UPP has a portfolio of 28,000 rooms and a rent roll of £89m. The group
last year secured a £200m deal with the University of Reading to run a
125-year concession for its accommodation and plans to increase its
stock to 35,000 rooms by 2014.
This has led to a situation where in London 35% of all student
housing is now provided by the private sector, in Birmingham the figure
is even higher with almost half of all student accommodation in private
hands. But these figures don’t tell the whole story as just under half a
million students live in privately rented accommodation outside of
traditional student housing.
This process of privatisation is one that has played out across all
sectors of the state in the past period and is eerily reminiscent of the
Care Home investment bubble (read www.socialist.net: “Britain’s care
homes in crisis: Nationalise them now!”). The privatisation of formerly
state services that occurred simultaneously across the developed world
is neither accidental nor the product of neo-liberal ideology, but has
roots in the contradictions of capitalism itself.
Britain was long ago transformed into a rentier economy where the
owners of capital seek profits not by investing in the production of
useful goods but by creating vast sums of fictitious capital totally and
parasitically leeching off the state. As we have explained elsewhere,
the crisis of capitalism is at heart a crisis of overproduction made
worse because workers cannot afford to buy back the very goods that they
produce. In such a situation the capitalists force governments to open
up new areas of the economy for exploitation, this is the motivation for
privatisation.
If students were to listen to the mouthpieces of neo-liberalism that
pass for economics lecturers these days, they might be forgiven for
thinking all this private sector investment and competition would
produce lower rents. Unfortunately for students it has had the opposite
effect. The most recent NUS accommodation survey shows that rent for
student housing actually increased by 21.9% between 2008 and 2010! If
the rest of the rental market is anything to go by, it would be
reasonable to assume that rents increased by a similar amount between
2010 and 2012. So rampant is the inflation of housing costs in the UK
that the homelessness charity ‘Shelter’ has calculated that if general
inflation kept pace, a chicken would now cost £47.50!
Britain is in the midst of a deep housing crisis. Homelessness has
risen by 14% in the last year alone while thousands of families languish
on the council house waiting list with no hope of ever receiving
affordable accommodation. Yet the market remains unable to provide the
quality housing that we so desperately need, instead they construct
‘luxury’ halls of residence that students are forced to pay over the
odds for. The problems faced by students have the same cause as those
faced by workers. As such we need to fight together for a common
solution.
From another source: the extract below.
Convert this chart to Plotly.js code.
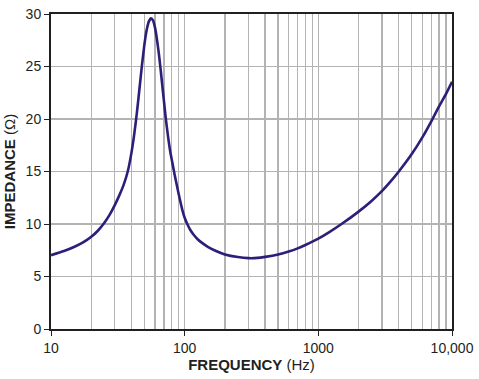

As a first step the NUS should work together with the unions
to organise a militant campaign to fight for affordable quality housing
for all:
- No to privatisation of student halls of residence!
- For the immediate introduction of rent controls!
- Nationalise private rented housing under tenants and workers control in order to immediately lower
rents and improve standards ! - Begin a massive building programme of decent social housing!